▶ _Stated problem_: Skip the pictures. Set down, word for word, the lines from the start of the material up to and including the line with "const sourceText = 'Quelle: Zacks".

▶ _Information supplied_:
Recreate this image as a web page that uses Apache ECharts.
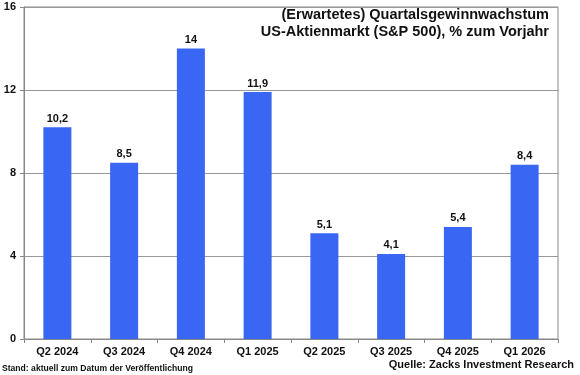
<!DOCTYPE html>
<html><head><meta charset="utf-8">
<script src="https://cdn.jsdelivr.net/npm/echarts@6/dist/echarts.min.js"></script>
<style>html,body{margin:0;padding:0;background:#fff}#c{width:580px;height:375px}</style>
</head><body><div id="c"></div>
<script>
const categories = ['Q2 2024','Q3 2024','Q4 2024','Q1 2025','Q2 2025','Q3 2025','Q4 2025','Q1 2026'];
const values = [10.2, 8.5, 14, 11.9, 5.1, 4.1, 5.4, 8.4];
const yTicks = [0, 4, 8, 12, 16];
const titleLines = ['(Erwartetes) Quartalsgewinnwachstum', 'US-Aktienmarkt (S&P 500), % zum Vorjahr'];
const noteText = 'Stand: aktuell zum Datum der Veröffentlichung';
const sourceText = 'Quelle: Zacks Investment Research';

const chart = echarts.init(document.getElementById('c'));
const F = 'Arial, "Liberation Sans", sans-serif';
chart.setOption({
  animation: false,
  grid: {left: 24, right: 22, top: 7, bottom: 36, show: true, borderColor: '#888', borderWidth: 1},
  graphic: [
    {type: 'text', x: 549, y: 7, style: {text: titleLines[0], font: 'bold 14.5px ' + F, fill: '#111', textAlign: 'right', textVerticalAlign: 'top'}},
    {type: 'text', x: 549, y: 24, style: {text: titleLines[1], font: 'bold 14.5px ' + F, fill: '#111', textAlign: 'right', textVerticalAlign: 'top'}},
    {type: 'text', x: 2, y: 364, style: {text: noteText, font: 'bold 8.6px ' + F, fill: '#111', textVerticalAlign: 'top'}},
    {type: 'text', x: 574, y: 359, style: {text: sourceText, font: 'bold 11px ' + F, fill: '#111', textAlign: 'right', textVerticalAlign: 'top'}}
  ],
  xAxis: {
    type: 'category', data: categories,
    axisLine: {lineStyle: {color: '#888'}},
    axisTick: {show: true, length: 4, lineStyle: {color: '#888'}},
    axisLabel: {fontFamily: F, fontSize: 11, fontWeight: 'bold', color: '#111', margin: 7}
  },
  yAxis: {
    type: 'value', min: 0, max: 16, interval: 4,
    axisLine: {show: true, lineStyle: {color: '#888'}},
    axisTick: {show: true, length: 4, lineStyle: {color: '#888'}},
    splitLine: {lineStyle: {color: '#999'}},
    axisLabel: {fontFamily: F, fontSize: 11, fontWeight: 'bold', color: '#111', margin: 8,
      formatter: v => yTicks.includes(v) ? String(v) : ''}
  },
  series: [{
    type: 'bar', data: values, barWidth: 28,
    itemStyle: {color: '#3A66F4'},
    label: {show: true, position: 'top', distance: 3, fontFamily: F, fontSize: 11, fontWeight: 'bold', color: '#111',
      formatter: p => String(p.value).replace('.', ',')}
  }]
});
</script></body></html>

▶ _Correct answer_:
Recreate this image as a web page that uses Apache ECharts.
<!DOCTYPE html>
<html><head><meta charset="utf-8">
<script src="https://cdn.jsdelivr.net/npm/echarts@6/dist/echarts.min.js"></script>
<style>html,body{margin:0;padding:0;background:#fff}#c{width:580px;height:375px}</style>
</head><body><div id="c"></div>
<script>
const categories = ['Q2 2024','Q3 2024','Q4 2024','Q1 2025','Q2 2025','Q3 2025','Q4 2025','Q1 2026'];
const values = [10.2, 8.5, 14, 11.9, 5.1, 4.1, 5.4, 8.4];
const yTicks = [0, 4, 8, 12, 16];
const titleLines = ['(Erwartetes) Quartalsgewinnwachstum', 'US-Aktienmarkt (S&P 500), % zum Vorjahr'];
const noteText = 'Stand: aktuell zum Datum der Veröffentlichung';
const sourceText = 'Quelle: Zacks Investment Research';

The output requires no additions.